# Language Pack



## KidInAKagE (16. Juli 2001)

Moin alle zusammen!

Also, ich hab da mal ne Frage, wißt ihr zufällig ob es für Photoshop 6.0 so was wie ein language pack gibt? ich hab photoshop nämlich nur in englisch und hätt es gern in deutsch weil mir die sprache besser liegt   


In diesen Sinne,
Rock on!


----------



## HeRaTiK (16. Juli 2001)

hmm....language pack wär mir neu aber ps in englisch ist standart :]


----------



## Psyclic (17. Juli 2001)

lol quark nich ! english nix standart ! ich wills auch cnih in türkisch haben nur weil der photoshop held überhaupt mit nem türkischen PS arbeitet.

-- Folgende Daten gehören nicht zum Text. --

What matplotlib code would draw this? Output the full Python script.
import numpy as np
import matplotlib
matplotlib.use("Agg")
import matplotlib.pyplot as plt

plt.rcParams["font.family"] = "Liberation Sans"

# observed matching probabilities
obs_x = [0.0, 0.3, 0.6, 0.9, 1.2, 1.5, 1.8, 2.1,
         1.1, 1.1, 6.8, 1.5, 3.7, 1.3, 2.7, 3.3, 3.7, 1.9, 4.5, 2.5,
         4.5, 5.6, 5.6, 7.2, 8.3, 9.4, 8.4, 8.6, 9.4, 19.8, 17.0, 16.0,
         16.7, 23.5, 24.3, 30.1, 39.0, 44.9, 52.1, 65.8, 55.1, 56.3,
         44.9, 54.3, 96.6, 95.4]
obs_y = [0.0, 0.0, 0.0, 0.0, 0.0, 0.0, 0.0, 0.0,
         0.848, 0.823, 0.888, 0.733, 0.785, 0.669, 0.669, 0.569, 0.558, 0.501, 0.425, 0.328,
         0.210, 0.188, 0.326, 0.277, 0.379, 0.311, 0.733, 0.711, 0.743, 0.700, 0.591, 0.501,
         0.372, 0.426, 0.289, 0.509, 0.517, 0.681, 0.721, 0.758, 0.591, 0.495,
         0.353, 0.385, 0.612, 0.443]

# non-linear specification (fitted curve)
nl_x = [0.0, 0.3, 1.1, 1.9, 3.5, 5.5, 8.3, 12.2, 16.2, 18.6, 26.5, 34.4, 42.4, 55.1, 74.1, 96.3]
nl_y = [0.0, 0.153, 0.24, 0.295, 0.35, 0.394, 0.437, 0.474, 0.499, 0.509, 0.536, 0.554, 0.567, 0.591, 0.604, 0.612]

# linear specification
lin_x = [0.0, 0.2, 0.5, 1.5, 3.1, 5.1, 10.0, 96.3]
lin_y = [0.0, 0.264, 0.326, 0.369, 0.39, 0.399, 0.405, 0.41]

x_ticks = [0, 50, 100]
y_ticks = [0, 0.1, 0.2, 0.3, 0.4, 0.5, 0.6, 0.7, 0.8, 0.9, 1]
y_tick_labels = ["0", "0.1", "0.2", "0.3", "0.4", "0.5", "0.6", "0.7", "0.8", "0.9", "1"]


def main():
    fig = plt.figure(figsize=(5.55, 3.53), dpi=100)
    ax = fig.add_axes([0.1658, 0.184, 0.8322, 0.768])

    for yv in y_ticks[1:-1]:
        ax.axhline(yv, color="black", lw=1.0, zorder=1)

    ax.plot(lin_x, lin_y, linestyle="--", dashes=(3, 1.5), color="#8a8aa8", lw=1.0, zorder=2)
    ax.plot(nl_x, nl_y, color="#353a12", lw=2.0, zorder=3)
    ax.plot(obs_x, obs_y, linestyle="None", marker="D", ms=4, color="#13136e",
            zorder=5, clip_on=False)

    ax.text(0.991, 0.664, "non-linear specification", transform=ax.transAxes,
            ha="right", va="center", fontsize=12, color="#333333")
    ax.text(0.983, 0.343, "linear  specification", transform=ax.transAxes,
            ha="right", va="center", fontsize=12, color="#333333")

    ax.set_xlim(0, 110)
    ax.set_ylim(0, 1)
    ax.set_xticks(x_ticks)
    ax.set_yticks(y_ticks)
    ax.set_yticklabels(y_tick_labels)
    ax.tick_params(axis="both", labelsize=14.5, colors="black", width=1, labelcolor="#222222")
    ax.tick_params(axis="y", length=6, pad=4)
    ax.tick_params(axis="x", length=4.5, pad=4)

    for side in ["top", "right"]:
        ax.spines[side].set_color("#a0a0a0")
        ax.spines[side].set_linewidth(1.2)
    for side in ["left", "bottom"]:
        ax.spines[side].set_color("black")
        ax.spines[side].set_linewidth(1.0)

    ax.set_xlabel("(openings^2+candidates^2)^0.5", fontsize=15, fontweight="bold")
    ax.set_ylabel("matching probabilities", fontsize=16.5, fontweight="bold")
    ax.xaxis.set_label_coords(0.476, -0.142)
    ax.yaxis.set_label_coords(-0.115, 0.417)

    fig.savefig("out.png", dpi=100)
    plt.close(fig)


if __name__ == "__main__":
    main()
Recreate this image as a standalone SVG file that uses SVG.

zu Kid, ne gibbet leider nicht


----------



## dPo2000 (17. Juli 2001)

es gibt zwar kein "language pack" - aber irgendwo in diesem Forum wurde diskutiert ob man irgendwelche Dateien austauschen kann damit man dann eine deutschsprachige PS Version hat... um den Thread zu finden, benutze bitte die Suchfunktion !


----------



## KidInAKagE (17. Juli 2001)

naja, ich saug nun einfach die komplette version... 


In diesem Sinne,
Rock on!


----------



## HeRaTiK (20. Juli 2001)

fast 98 prozent aller tuts sind in englisch..und beziehen sich aufs englische ps.... sorry..aber für mich is ps in englisch einfach standart... whatever... :] i hobz in inglisch... wo gibbet denn datt in türkisch? lol... das muss ja cool sein... ich hab mal ne mutprobe gemacht... 1 woche lang mein handy auf türkische sprache gestellt... war das nen krampf... ähm... offtopic alert....


----------